Diplomats, senior government officials, and his  Western counterparts agree that decades of absolute power have changed Putin from bad to worse. He has used his fifteen years’ service as a KGB spy, and talent for charming and lying, to maneuver his way to the top. Political insiders agree that the man, who usually looked stoic and menacing, is accomplished at adapting to his environment. Former US President George W. Bush described him as “very straightforward and trustworthy” after their first meeting in June 2001. In recent years, Putin has also carefully crafted an image of macho embodiment of conservative Orthodox Christianity with traditional values of family and morality.

An analysis in The New York Times, entitled The Making of Putin, quoted Condoleezza Rice, the former US Secretary of State, as saying, “I’ve seen Putin go from a little shy, to pretty shy, to arrogant, and now megalomaniacal. When I first met him, I had to  lean in a little to understand what he was saying.”

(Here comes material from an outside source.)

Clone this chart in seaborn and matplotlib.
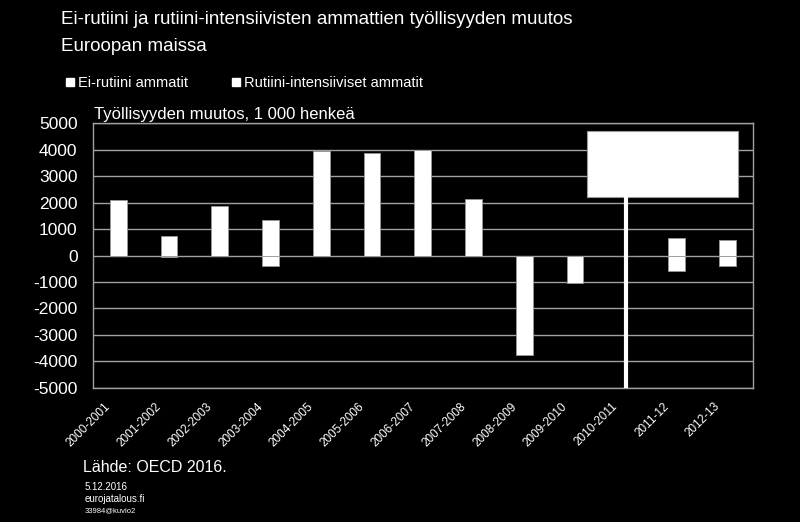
import matplotlib
matplotlib.use("Agg")
import matplotlib.pyplot as plt
import matplotlib.transforms as mtransforms
import seaborn as sns
from matplotlib.patches import Rectangle
from matplotlib.lines import Line2D

periods = ["2000-2001", "2001-2002", "2002-2003", "2003-2004", "2004-2005",
           "2005-2006", "2006-2007", "2007-2008", "2008-2009", "2009-2010",
           "2010-2011", "2011-12", "2012-13"]
ei_rutiini = [2110, 750, 1870, 1330, 3960, 3890, 3970, 2150, 0, 0, 0, 670, 570]
rutiini = [0, -60, 0, -380, 0, 0, 0, 0, -3760, -1045, 0, -600, -380]
yticks = list(range(-5000, 5001, 1000))

sns.set_style("dark")
plt.rcParams["font.family"] = ["Liberation Sans", "DejaVu Sans"]

fig = plt.figure(figsize=(8, 5.22), dpi=100, facecolor="black")
ax = fig.add_axes([0.116, 0.257, 0.825, 0.507])
ax.set_facecolor("black")

sns.barplot(x=periods, y=ei_rutiini, color="white", saturation=1, width=0.33,
            edgecolor="#999999", linewidth=0.6, ax=ax, zorder=3)
sns.barplot(x=periods, y=rutiini, color="white", saturation=1, width=0.33,
            edgecolor="#999999", linewidth=0.6, ax=ax, zorder=3)

ax.set_ylim(-5000, 5000)
ax.set_xlim(-0.5, len(periods) - 0.5)
ax.set_yticks(yticks)
ax.set_yticklabels([str(v) for v in yticks], color="white", fontsize=12.5)
ax.set_xticks(range(len(periods)))
ax.set_xticklabels(periods, rotation=45, ha="right", rotation_mode="anchor",
                   color="white", fontsize=8.5)
ax.tick_params(axis="y", length=0, pad=11)
ax.tick_params(axis="x", length=0, pad=9)
shift = mtransforms.ScaledTranslation(-10 / 72, 0, fig.dpi_scale_trans)
for lab in ax.get_xticklabels():
    lab.set_transform(lab.get_transform() + shift)
ax.grid(axis="y", color="#a0a0a0", linewidth=1, zorder=0)
ax.grid(axis="x", visible=False)
ax.set_axisbelow(True)
for s in ax.spines.values():
    s.set_visible(True)
    s.set_color("#a0a0a0")
    s.set_linewidth(1)

# white callout box over 2010-2011
ax.add_patch(Rectangle((9.23, 2215), 2.97, 2475, facecolor="white",
                       edgecolor="#999999", linewidth=0.8, zorder=5))
ax.plot([10, 10], [2215, -5000], color="white", linewidth=3, zorder=5)

fig.text(0.076, 0.962, "Ei-rutiini ja rutiini-intensiivisten ammattien työllisyyden muutos",
         color="white", fontsize=13.5, va="center")
fig.text(0.076, 0.91, "Euroopan maissa", color="white", fontsize=13.5, va="center")

handles = [Line2D([], [], marker="s", linestyle="none", color="white", markersize=6),
           Line2D([], [], marker="s", linestyle="none", color="white", markersize=6)]
leg = fig.legend(handles, ["Ei-rutiini ammatit", "Rutiini-intensiiviset ammatit"],
                 loc="center left", bbox_to_anchor=(0.066, 0.841), ncol=2,
                 frameon=False, fontsize=10.5, handlelength=0.5, handletextpad=0.35,
                 columnspacing=3.0, labelcolor="white")

fig.text(0.117, 0.781, "Työllisyyden muutos, 1 000 henkeä", color="white",
         fontsize=12, va="center")
fig.text(0.104, 0.104, "Lähde: OECD 2016.", color="white", fontsize=11.5, va="center")
fig.text(0.106, 0.067, "5.12.2016", color="white", fontsize=7, va="center")
fig.text(0.106, 0.045, "eurojatalous.fi", color="white", fontsize=7, va="center")
fig.text(0.106, 0.021, "33984@kuvio2", color="white", fontsize=5.5, va="center")

fig.savefig("out.png", dpi=100, facecolor="black")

For many, the 69-year-old’s audacity is seen as a strength that Russia needs for its future prosperity. Former US President Donald Trump, Italy’s former Deputy Prime Minister Matteo Salvini, and President Rodrigo Duterte of The Philippines have all publicly praised his leadership style, saying it is decisive, swift, and clear. However, these leaders are known for their approval of ‘the cult of personality’ approach. Even Chinese President Xi Jinping is Putin’s public admirer, both known for their autocratic style. With China’s backing, the likelihood of Russia withdrawing is even more remote.

It doesn’t appear that the Ukraine-Russia conflict will end anytime soon, despite international sanctions and pressure. The rising casualty rate and death toll in Ukrainian cities don’t influence his mind either. For him, these are minor concerns compared to his grandiose ambitions for the Motherland, the largest country on Earth that stretches across 11 time zones.